First on the menu was salt tasting, the purpose of which was to show the undeniable difference in taste between sea salt and regular table salt. All passed round anonymously, the 3 sea salt pots were met with looks of pleasure and enjoyment, before the final pot of table salt induced grimaces from each taster. A real lesson learned for my future dishes.
Next came a chocolate tasting session like no other I’d had before. Five flavors of Francois Pralus’ exquisitely made chocolate by Francois Pralus were passed around, accompanied by an insight into their origins by Susan and a chocolate-induced silence from everyone else.
With the location of Francois’ Paris boutique secretly tapped into everyone’s iPhone notes, we were introduced to the various courses that were to be prepared.
With my lack of confidence in the kitchen, I immediately went for what appeared to be the easiest to prepare. My selected recipe was dates stuffed with almonds, then sautéed in olive oil and sprinkled with sea salt. Impressed with my date slicing skills and ultimately realizing that I did, indeed, have by far the easiest job, I set about exploring the other preparations that were taking place.

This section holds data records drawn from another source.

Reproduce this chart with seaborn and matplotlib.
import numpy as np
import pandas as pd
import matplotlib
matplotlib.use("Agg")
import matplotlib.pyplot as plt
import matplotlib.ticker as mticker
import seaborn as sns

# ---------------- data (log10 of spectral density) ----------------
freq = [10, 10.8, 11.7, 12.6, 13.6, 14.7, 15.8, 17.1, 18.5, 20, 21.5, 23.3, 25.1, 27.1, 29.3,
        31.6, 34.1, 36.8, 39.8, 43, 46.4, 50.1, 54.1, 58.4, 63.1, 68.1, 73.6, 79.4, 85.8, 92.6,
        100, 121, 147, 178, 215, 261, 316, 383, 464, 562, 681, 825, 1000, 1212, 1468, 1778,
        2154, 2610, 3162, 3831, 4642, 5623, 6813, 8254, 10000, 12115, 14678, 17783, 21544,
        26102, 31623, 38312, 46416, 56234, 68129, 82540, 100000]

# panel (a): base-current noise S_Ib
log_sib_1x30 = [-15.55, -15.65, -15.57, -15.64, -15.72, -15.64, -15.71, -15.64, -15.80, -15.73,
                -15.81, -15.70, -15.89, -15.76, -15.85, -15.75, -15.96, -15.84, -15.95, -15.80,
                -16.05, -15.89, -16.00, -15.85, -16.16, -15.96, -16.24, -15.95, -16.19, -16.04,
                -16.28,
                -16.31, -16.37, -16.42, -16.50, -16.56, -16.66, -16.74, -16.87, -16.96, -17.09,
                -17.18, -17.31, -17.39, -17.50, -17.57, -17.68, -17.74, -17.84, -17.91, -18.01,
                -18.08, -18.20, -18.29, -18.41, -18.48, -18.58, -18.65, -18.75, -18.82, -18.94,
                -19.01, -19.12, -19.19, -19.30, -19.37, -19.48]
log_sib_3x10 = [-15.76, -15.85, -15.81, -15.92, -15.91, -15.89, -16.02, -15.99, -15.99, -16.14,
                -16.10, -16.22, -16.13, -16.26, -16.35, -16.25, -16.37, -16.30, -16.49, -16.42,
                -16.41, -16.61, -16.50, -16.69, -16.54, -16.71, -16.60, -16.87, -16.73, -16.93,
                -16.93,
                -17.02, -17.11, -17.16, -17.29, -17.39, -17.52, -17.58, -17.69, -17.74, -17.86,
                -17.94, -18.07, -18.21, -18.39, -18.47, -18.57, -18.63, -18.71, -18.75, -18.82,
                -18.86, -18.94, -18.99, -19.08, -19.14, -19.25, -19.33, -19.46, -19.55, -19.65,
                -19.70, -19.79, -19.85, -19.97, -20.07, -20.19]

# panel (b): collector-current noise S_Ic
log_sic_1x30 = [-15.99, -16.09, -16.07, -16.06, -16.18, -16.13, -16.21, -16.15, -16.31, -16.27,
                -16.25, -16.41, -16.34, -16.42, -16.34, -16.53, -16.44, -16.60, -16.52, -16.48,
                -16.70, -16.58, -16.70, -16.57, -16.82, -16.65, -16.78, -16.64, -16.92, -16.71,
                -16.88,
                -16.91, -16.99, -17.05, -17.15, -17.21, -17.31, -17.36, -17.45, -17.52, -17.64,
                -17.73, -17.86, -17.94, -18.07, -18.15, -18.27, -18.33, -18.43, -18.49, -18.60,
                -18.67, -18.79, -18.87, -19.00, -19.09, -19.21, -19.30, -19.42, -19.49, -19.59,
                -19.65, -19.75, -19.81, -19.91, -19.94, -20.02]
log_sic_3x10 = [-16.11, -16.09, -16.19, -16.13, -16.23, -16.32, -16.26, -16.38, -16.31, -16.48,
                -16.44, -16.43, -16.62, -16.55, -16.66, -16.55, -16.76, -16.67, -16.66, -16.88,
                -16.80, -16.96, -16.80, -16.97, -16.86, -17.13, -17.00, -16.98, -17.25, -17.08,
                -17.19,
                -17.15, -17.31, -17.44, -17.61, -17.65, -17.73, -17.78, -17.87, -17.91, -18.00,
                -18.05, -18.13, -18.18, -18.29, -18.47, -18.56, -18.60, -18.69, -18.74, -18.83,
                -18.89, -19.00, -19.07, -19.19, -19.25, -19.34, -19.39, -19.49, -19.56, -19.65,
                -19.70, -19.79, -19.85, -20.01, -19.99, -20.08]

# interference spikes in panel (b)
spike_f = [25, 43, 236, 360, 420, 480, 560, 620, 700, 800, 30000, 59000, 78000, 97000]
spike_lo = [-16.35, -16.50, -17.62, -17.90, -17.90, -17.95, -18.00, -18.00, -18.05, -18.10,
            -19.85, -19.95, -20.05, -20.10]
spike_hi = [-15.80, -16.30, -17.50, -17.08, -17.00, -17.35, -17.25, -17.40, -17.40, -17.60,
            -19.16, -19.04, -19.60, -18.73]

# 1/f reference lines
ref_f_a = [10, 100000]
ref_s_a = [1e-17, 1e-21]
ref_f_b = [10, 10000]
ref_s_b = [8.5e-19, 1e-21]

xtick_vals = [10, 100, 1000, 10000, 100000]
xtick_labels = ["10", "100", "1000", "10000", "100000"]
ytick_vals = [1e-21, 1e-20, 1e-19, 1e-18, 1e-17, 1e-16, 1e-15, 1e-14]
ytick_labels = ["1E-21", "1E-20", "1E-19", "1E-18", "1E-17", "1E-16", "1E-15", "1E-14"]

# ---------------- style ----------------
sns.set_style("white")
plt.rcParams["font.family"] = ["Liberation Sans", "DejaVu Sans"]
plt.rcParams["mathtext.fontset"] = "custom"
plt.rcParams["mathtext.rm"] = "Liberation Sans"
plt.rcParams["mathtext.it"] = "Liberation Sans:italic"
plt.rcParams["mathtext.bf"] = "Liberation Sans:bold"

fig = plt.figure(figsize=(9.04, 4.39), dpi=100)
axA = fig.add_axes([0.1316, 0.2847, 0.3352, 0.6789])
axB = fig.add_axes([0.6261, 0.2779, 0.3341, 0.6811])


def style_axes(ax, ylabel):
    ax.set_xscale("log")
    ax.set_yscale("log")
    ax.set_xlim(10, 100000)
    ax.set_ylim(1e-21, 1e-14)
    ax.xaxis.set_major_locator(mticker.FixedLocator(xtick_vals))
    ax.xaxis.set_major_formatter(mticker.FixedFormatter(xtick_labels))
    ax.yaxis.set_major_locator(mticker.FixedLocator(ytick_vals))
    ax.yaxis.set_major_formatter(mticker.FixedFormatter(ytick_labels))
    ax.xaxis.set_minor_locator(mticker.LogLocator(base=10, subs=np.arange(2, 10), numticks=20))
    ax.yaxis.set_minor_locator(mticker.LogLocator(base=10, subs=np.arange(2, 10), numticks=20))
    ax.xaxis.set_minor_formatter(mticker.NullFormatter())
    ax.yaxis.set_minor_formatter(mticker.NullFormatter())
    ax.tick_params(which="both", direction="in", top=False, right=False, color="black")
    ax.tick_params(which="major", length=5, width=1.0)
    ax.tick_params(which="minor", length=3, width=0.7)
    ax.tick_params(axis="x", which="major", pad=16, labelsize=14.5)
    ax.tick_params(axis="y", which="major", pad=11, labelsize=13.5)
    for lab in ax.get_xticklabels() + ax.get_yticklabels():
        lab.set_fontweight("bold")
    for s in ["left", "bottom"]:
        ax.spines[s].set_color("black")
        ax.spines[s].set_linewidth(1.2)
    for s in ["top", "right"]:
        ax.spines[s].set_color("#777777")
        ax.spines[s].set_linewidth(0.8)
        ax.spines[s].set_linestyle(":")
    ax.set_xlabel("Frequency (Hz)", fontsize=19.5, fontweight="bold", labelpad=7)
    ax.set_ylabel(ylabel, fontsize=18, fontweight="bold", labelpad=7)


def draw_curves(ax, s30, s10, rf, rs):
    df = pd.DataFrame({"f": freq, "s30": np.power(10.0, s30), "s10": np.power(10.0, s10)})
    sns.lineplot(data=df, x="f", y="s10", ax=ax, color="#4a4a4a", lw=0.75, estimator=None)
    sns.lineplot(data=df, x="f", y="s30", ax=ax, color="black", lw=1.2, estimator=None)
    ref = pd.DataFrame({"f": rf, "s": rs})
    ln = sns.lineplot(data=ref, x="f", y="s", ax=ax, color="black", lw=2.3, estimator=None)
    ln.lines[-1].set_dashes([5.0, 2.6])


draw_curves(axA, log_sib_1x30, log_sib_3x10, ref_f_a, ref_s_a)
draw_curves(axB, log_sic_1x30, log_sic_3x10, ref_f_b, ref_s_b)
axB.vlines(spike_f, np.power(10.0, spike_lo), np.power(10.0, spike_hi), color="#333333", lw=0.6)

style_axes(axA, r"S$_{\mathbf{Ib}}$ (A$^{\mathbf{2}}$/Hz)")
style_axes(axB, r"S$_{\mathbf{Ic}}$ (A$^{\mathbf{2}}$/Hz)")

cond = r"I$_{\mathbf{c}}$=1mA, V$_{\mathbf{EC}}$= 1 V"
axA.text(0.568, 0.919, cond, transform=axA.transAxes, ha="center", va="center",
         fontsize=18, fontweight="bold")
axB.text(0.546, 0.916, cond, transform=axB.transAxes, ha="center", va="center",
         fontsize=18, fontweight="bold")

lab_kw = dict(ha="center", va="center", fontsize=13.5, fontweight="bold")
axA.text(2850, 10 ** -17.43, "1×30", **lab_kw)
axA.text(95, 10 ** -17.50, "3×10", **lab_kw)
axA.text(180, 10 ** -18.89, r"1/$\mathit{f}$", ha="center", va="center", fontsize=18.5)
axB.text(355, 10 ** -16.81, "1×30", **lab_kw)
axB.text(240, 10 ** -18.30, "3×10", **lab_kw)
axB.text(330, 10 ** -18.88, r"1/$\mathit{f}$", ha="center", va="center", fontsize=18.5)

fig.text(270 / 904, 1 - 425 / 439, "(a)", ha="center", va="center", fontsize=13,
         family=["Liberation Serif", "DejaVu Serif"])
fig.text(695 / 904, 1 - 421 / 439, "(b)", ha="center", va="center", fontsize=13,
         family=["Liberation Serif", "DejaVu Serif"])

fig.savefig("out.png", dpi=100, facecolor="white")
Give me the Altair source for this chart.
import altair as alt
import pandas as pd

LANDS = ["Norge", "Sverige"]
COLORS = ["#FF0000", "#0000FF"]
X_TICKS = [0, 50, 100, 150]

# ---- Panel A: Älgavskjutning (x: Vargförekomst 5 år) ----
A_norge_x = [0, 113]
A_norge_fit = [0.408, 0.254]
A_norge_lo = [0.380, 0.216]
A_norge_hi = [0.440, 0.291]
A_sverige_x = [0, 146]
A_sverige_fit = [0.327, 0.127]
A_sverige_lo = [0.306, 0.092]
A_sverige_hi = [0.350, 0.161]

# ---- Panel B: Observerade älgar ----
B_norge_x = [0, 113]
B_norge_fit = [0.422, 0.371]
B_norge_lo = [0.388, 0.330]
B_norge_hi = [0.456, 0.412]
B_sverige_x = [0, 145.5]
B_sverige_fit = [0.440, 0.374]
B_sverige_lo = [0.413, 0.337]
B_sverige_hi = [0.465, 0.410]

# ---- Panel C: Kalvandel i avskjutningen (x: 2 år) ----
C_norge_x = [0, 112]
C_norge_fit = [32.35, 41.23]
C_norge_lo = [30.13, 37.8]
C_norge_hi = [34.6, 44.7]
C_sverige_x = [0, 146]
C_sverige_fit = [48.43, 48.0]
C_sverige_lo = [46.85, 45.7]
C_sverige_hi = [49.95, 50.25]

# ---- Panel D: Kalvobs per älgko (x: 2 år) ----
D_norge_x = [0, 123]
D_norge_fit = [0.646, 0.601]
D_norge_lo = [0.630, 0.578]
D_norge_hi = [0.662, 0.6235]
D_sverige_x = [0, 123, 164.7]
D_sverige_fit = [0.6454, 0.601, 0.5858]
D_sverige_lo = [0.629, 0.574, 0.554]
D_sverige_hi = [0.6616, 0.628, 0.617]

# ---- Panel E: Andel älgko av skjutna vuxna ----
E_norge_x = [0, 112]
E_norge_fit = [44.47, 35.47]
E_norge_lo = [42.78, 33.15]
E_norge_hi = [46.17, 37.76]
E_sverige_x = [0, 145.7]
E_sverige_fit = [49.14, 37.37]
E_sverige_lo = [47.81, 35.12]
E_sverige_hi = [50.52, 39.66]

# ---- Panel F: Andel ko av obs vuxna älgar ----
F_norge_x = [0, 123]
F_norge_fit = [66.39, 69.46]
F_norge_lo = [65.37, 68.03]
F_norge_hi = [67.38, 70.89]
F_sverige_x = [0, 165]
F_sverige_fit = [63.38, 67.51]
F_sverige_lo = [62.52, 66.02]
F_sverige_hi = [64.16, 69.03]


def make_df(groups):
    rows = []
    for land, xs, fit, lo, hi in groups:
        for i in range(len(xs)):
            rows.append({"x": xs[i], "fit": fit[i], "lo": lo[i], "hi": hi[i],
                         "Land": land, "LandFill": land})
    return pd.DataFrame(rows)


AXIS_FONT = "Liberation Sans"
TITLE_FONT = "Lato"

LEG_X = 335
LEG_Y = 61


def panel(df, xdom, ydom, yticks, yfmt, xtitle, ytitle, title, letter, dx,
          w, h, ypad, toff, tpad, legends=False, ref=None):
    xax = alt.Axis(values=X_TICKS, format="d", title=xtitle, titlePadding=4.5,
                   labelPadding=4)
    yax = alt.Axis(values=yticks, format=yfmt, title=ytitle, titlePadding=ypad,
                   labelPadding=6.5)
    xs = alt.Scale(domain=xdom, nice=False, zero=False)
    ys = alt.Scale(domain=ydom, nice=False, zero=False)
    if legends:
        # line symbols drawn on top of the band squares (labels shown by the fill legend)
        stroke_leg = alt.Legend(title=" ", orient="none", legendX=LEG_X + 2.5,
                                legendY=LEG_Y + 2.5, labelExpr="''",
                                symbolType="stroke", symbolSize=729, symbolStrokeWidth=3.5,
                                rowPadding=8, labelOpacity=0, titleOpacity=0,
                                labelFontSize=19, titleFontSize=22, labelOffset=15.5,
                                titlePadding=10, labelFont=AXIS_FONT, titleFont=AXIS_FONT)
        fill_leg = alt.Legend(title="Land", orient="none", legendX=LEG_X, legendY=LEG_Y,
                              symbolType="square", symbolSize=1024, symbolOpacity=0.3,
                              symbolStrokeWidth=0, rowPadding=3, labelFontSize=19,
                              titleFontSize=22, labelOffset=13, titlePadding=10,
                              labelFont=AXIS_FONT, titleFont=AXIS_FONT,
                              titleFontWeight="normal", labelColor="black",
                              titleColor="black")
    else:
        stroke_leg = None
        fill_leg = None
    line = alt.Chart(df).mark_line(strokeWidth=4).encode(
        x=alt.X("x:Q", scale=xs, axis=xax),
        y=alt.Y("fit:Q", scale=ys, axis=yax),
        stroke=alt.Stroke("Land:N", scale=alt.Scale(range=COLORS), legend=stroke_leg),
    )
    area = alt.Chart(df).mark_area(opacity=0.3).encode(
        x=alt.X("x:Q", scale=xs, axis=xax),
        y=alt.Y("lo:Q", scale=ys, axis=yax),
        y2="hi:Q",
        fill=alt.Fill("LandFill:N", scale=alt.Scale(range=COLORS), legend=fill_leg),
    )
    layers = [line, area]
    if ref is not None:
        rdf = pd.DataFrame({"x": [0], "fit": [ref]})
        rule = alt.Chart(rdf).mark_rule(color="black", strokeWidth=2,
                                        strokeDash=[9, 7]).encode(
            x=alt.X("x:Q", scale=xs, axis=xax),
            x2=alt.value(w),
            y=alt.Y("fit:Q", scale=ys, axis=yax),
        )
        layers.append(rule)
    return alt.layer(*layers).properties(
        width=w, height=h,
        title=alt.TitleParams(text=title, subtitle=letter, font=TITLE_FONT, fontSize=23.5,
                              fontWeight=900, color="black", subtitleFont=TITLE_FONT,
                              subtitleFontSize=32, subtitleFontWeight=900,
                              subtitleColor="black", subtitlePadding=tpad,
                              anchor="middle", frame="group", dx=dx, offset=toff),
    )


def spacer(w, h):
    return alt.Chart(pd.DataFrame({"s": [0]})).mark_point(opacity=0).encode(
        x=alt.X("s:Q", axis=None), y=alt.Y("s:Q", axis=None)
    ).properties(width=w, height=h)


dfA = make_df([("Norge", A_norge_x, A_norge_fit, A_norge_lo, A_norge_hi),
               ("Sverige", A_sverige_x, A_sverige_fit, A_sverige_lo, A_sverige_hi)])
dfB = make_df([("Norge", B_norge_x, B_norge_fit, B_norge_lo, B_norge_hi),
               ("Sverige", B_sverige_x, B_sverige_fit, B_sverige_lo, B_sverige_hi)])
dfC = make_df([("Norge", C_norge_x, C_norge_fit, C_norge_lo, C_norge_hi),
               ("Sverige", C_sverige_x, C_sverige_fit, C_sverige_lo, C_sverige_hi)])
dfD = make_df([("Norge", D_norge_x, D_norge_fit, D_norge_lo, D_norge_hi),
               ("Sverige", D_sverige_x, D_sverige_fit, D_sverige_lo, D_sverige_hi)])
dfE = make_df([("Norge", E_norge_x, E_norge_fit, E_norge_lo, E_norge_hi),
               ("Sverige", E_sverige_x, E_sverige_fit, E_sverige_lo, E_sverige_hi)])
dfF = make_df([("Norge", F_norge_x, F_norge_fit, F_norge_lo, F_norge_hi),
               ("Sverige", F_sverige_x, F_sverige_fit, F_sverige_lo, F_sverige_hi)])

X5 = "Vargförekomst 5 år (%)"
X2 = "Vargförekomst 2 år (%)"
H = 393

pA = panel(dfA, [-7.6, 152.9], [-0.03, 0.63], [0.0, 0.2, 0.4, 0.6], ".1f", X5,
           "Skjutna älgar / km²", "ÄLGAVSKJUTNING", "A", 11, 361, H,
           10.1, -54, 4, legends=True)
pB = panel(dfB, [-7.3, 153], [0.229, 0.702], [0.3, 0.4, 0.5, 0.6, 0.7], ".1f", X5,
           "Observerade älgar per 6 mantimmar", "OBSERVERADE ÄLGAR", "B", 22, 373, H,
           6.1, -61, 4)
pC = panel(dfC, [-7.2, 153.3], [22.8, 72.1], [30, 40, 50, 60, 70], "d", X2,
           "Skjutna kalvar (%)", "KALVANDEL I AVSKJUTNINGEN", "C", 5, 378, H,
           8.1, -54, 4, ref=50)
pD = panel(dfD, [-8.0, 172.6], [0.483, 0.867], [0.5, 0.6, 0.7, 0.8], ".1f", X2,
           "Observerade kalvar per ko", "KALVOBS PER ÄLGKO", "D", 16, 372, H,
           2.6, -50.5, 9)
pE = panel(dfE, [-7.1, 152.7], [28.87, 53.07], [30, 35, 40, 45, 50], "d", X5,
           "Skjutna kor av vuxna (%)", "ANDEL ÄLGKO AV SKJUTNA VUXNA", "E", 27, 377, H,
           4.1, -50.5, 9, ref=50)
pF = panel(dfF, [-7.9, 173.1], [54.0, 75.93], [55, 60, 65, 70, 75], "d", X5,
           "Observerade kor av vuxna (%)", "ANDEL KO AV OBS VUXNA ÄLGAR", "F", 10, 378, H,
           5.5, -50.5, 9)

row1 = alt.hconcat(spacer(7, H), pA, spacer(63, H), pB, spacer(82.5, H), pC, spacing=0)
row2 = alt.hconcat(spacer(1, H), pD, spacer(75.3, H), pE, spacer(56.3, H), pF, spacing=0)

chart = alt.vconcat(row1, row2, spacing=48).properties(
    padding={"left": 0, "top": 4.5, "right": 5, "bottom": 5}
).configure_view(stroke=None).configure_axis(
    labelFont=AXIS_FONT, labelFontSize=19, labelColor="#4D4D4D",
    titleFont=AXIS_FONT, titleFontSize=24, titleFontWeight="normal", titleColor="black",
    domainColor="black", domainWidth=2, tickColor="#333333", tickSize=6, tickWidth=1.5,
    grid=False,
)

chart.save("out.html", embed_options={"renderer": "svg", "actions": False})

There was by now a great atmosphere in the kitchen; classical music in the background, everyone completely engrossed in their own job and Susan using her expert knowledge to provide each person with a trick of the trade to help their work.
Huge, fresh tomatoes were being carved into tubes for the starter, to be eat with mozzarella, thyme leaves and lemon zest. Duck breasts had piment d’Espelette rubbed into them, before being placed in a skillet and cooked till the skin was deep golden. Pears were being skinned in preparation for our dessert: poached pears with sugar, star anise, cinnamon, ginger slices and lemon zest. Preparation continued for roughly an hour and there was an undeniable buzz from everyone involved.
With all the courses prepared and myself having somehow managed to successfully sauté the dates without setting fire to the place, it was time to tuck in to our amuse-bouche. Along with the dates, Susan served a wonderfully delicate dish of foie gras and steamed garlic, enjoyed with out first glass of wine.
It was then that Susan really showed her expertise. Importantly for a wine novice such as myself, we were not only introduced to the name of the wine, but also to its importance in the region it came from, as well as tips on how to properly taste it and how to determine its properties simply from its appearance in the glass.
Seven glasses slipped down remarkably quickly and it was time to move to the dinner table.
Each course went down a treat with all, no doubt helped by the generous amounts of red and white wine provided by our hostess. The pick of the courses for me would have to be the Magret de Canard, perfectly cooked to have a crispy golden skin but still maintain a juicy red middle.
Dinner was a real treat, the homely setting of Susan’s kitchen combined with the delicious produce of our “team effort” created a great atmosphere for getting to know one another. Stories were shared of people’s experiences of Paris, both those who had been here a while and those who were just passing through.
To finish we were treated to two delicious cheeses, again with insider knowledge on how to properly cut the cheese depending on its type. By the end, there is no doubt that everyone had mangé a sa faim and that the experience was hugely enjoyable for all.
I could not recommend the course more to anyone who finds themselves in Paris, be it for those who are here for the shortest of times or even those who are settled here. There is no doubt that Susan’s knowledge and dedication to her profession can be enjoyed by all; young, old, tourist, expat, foody or even complete novice such as myself. Suffice to say I now have more in my armory than a bacon omelette.